John Hopex (Nigeria) brings to the exhibition the surgical precision of hyperrealism in service of an image that does not denounce war but interrogates its darkest nature. In Dangerous Liaisons, a female figure rendered in black and white embraces a golden bomb with abandon: she does not hold it out of fear, nor does she clutch it out of necessity. She holds it the way one holds what one loves. The chromatic contrast, the grey, almost photographic body against the gleaming, warm, almost precious weapon, frames the central question of the work: why do men rush toward war with the same irrational, inexorable passion with which they rush toward their own destruction? "Pace non trovo, et non ò da far guerra" wrote Petrarch in sonnet 134 of the Canzoniere, describing a passion the subject neither understands, nor justifies, nor can bring himself to break. It is the same logic Hopex depicts: power seduces as love seduces, promises what it cannot deliver, and those who embrace it know this. Is man condemned to surrender to the inexorable destiny of war, or can he still choose to resist the malice and greed of those who wield that power?

The exhibition closes with Owusu Ankomah (Sekondi, Ghana, 1956–2025), whose recent passing makes the works on display all the more precious and urgent. His painting in which Adinkra symbols, the iconographic system of Akan culture used for centuries to convey values, proverbs, and knowledge, cover the entire surface of the canvas while a face barely emerges from behind them, represents the culmination of a lifelong inquiry. Ankomah was not a painter of symbols, but a thinker who used them to construct an autonomous cosmological system capable of bringing precolonial African tradition into relation with the geometries of crop circles, quantum physics, and Eastern philosophy. He developed the concept of the Microcron: an absolute symbol condensing universes within universes, the expression of an eternal and infinite cosmological reality.

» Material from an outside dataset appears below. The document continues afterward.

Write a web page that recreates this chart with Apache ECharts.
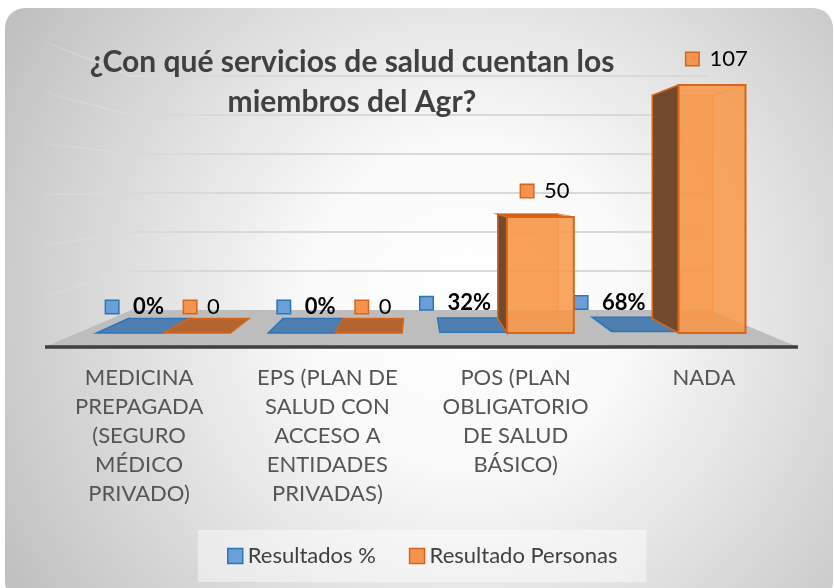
<!DOCTYPE html>
<html>
<head>
<meta charset="utf-8">
<script src="https://cdn.jsdelivr.net/npm/echarts@6/dist/echarts.min.js"></script>
<style>
  html, body { margin: 0; padding: 0; background: #fff; }
  #chart { width: 834px; height: 588px; }
</style>
</head>
<body>
<div id="chart"></div>
<script>
// data
var categories = [
  'MEDICINA\nPREPAGADA\n(SEGURO\nMÉDICO\nPRIVADO)',
  'EPS (PLAN DE\nSALUD CON\nACCESO A\nENTIDADES\nPRIVADAS)',
  'POS (PLAN\nOBLIGATORIO\nDE SALUD\nBÁSICO)',
  'NADA'
];
var resultadosPct = [0, 0, 0.32, 0.68];
var resultadoPersonas = [0, 0, 50, 107];
var gridValues = [0, 20, 40, 60, 80, 100, 120];

var FONT = 'Lato';

// fake 3d: everything is drawn in the front plane of the grid, then
// pulled towards a vanishing point by a depth factor
var K_WALL = 0.767, K_FRONT = 0.912, K_BACK = 0.821;

function vpOf(cs) {
  return [cs.x + cs.width * 0.4927, cs.y + cs.height * 0.479];
}
function proj(vp, p, k) {
  return [vp[0] + (p[0] - vp[0]) * k, vp[1] + (p[1] - vp[1]) * k];
}

function renderScene(params, api) {
  var cs = params.coordSys;
  var vp = vpOf(cs);
  var v = api.value(1);
  var y = api.coord([0, v])[1];
  var l = [cs.x, y], r = [cs.x + cs.width, y];
  var bl = proj(vp, l, K_WALL), br = proj(vp, r, K_WALL);
  var children = [];
  if (v === 0) {
    // floor
    children.push({ type: 'polygon', shape: { points: [l, r, br, bl] }, style: { fill: '#bdbdbd' } });
    children.push({ type: 'line', shape: { x1: l[0], y1: l[1], x2: r[0], y2: r[1] },
      style: { stroke: '#3f3f3f', lineWidth: 3.5 } });
  } else {
    children.push({ type: 'line', shape: { x1: l[0], y1: l[1], x2: bl[0], y2: bl[1] },
      style: { stroke: { type: 'linear', x: 0, y: 0, x2: 1, y2: 0, colorStops: [
        { offset: 0, color: 'rgba(225,225,225,0.2)' }, { offset: 1, color: '#dadada' }] }, lineWidth: 1.5 } });
    children.push({ type: 'line', shape: { x1: bl[0], y1: bl[1], x2: br[0], y2: br[1] },
      style: { stroke: '#d9d9d9', lineWidth: 2 } });
  }
  return { type: 'group', children: children };
}

function makeBox(opt) {
  return function (params, api) {
    var cs = params.coordSys;
    var vp = vpOf(cs);
    var i = api.value(0), v = api.value(1);
    var base = api.coord([i, 0]), top = api.coord([i, v]);
    var w = api.size([1, 0])[0] * 0.39;
    var x1 = base[0] + opt.side * w, x2 = x1 + w;
    function corners(k) {
      return {
        tl: proj(vp, [x1, top[1]], k), tr: proj(vp, [x2, top[1]], k),
        br: proj(vp, [x2, base[1]], k), bl: proj(vp, [x1, base[1]], k)
      };
    }
    var f = corners(K_FRONT), b = corners(K_BACK);
    var tall = base[1] - top[1] > 2;
    var children = [];

    if (tall) {
      children.push({ type: 'polygon', shape: { points: [b.tl, b.tr, b.br, b.bl] },
        style: { fill: opt.back, stroke: opt.inner, lineWidth: 1.2 } });
    }
    if (top[1] > vp[1]) {
      children.push({ type: 'polygon', shape: { points: [f.tl, f.tr, b.tr, b.tl] },
        style: { fill: opt.plate, stroke: opt.edge, lineWidth: 1.5 } });
    }
    if (tall && x1 > vp[0]) {
      children.push({ type: 'polygon', shape: { points: [f.tl, b.tl, b.bl, f.bl] },
        style: { fill: opt.dark, stroke: opt.edge, lineWidth: 1.5 } });
    }
    if (tall && x2 < vp[0]) {
      children.push({ type: 'polygon', shape: { points: [f.tr, b.tr, b.br, f.br] },
        style: { fill: opt.dark, stroke: opt.edge, lineWidth: 1.5 } });
    }
    if (tall) {
      children.push({ type: 'line', shape: { x1: b.tr[0], y1: b.tr[1], x2: f.tr[0], y2: f.tr[1] },
        style: { stroke: opt.inner, lineWidth: 1.2 } });
      children.push({ type: 'line', shape: { x1: b.br[0], y1: b.br[1], x2: f.br[0], y2: f.br[1] },
        style: { stroke: opt.inner, lineWidth: 1.2 } });
      children.push({ type: 'polygon', shape: { points: [f.tl, f.tr, f.br, f.bl] },
        style: { fill: opt.front, stroke: opt.edge, lineWidth: 2 } });
    }

    // data label with the little legend key in front
    var lx = (f.tl[0] + f.tr[0]) / 2 + 5, dy = 0;
    if (opt.side < 0 && resultadoPersonas[i] > 0) {
      // keep clear of the tall neighbour's dark side
      lx = Math.min(lx, proj(vp, [x2, base[1]], K_BACK)[0] - 42);
      dy = -3;
    }
    children.push({
      type: 'text', z2: 100,
      x: lx,
      y: f.tl[1] - 26 + dy,
      style: {
        text: '{sq|}{v|' + opt.fmt(v) + '}',
        align: 'center', verticalAlign: 'middle',
        rich: {
          sq: { width: 12, height: 12, backgroundColor: opt.key, borderColor: opt.edge, borderWidth: 1.5 },
          v: { fontFamily: FONT, fontSize: 22, color: '#404040', fontWeight: opt.bold ? 'bold' : 'normal',
               padding: [0, 0, 0, opt.bold ? 15 : 11] }
        }
      }
    });
    return { type: 'group', children: children };
  };
}

var myChart = echarts.init(document.getElementById('chart'));

var option = {
  backgroundColor: '#ffffff',
  animation: false,
  graphic: [{
    type: 'rect', z: -10, silent: true,
    shape: { x: 5, y: 8, width: 828, height: 594, r: 20 },
    style: { fill: { type: 'radial', x: 0.56, y: 0.5, r: 0.9, colorStops: [
      { offset: 0, color: '#ffffff' },
      { offset: 0.3, color: '#fafafa' },
      { offset: 1, color: '#c0c0c0' }] } }
  }],
  title: {
    text: '¿Con qué servicios de salud cuentan los\nmiembros del Agr?',
    left: 347, top: 37, textAlign: 'center',
    textStyle: { fontFamily: FONT, fontWeight: 'bold', fontSize: 30, lineHeight: 40, color: '#404040' }
  },
  legend: {
    left: 198, top: 530,
    padding: [15, 29],
    itemWidth: 15, itemHeight: 15, itemGap: 33,
    backgroundColor: 'rgba(255,255,255,0.45)',
    textStyle: { fontFamily: FONT, fontSize: 22, color: '#404040' },
    data: [
      { name: 'Resultados %', icon: 'rect', itemStyle: { color: '#6a9fd8', borderColor: '#2e75b6', borderWidth: 1.5 } },
      { name: 'Resultado Personas', icon: 'rect', itemStyle: { color: '#f4944f', borderColor: '#d5661c', borderWidth: 1.5 } }
    ]
  },
  grid: { left: 45, right: 36, top: 42, bottom: 241, outerBoundsMode: 'none' },
  xAxis: {
    type: 'category',
    data: categories,
    axisLine: { show: false },
    axisTick: { show: false },
    axisLabel: { interval: 0, margin: 16, fontFamily: FONT, fontSize: 22, lineHeight: 29, color: '#555555' }
  },
  yAxis: { type: 'value', min: 0, max: 120, show: false },
  series: [
    {
      name: 'grid', type: 'custom', silent: true, z: 1,
      data: gridValues.map(function (v) { return [0, v]; }),
      encode: { x: 0, y: 1 },
      renderItem: renderScene
    },
    {
      name: 'Resultados %', type: 'custom', z: 3, clip: false,
      itemStyle: { color: '#6a9fd8' },
      data: resultadosPct.map(function (v, i) { return [i, v]; }),
      encode: { x: 0, y: 1 },
      renderItem: makeBox({
        side: -1, bold: true,
        front: 'rgba(91,155,213,0.85)', back: 'rgba(91,155,213,0.35)', plate: '#4f7fb0',
        dark: '#2f5f8f', edge: '#2e75b6', inner: '#7fb0e0', key: '#6a9fd8',
        fmt: function (v) { return Math.round(v * 100) + '%'; }
      })
    },
    {
      name: 'Resultado Personas', type: 'custom', z: 4, clip: false,
      itemStyle: { color: '#f4944f' },
      data: resultadoPersonas.map(function (v, i) { return [i, v]; }),
      encode: { x: 0, y: 1 },
      renderItem: makeBox({
        side: 0, bold: false,
        front: 'rgba(247,150,70,0.85)', back: 'rgba(247,150,70,0.35)', plate: '#b4652f',
        dark: '#734a2c', edge: '#d5661c', inner: '#f7a05e', key: '#f4944f',
        fmt: function (v) { return String(v); }
      })
    }
  ]
};

myChart.setOption(option);
</script>
</body>
</html>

"The total number of minds in the universe is one," as he told me in an interview conducted years ago. In this statement is reflected an act of faith in the radical connection between all human cultures, as a response to the violence of racial, colonial, and economic separation, through the affirmation of unity.

The face barely visible behind the web of signs is not absence, but a presence waiting to be recognized. In Ankomah, conflict finds its most silent and most radical answer: vision as political act, the persistence of culture as the supreme form of resistance.

 

After the Fire offers no resolutions. It is not art's task to resolve war: that is the task of politics, which often renounces it. But the works in this exhibition demonstrate that art can do something politics cannot achieve with the same precision: restore to conflict its human, individual, bodily, and spiritual dimension, the dimension that war systematically erases by reducing human beings to numbers, to fronts, to collateral effects. And to open, through form, a space in which that dimension can be recognized, processed, and transmitted. Not the end of the fire is what remains after.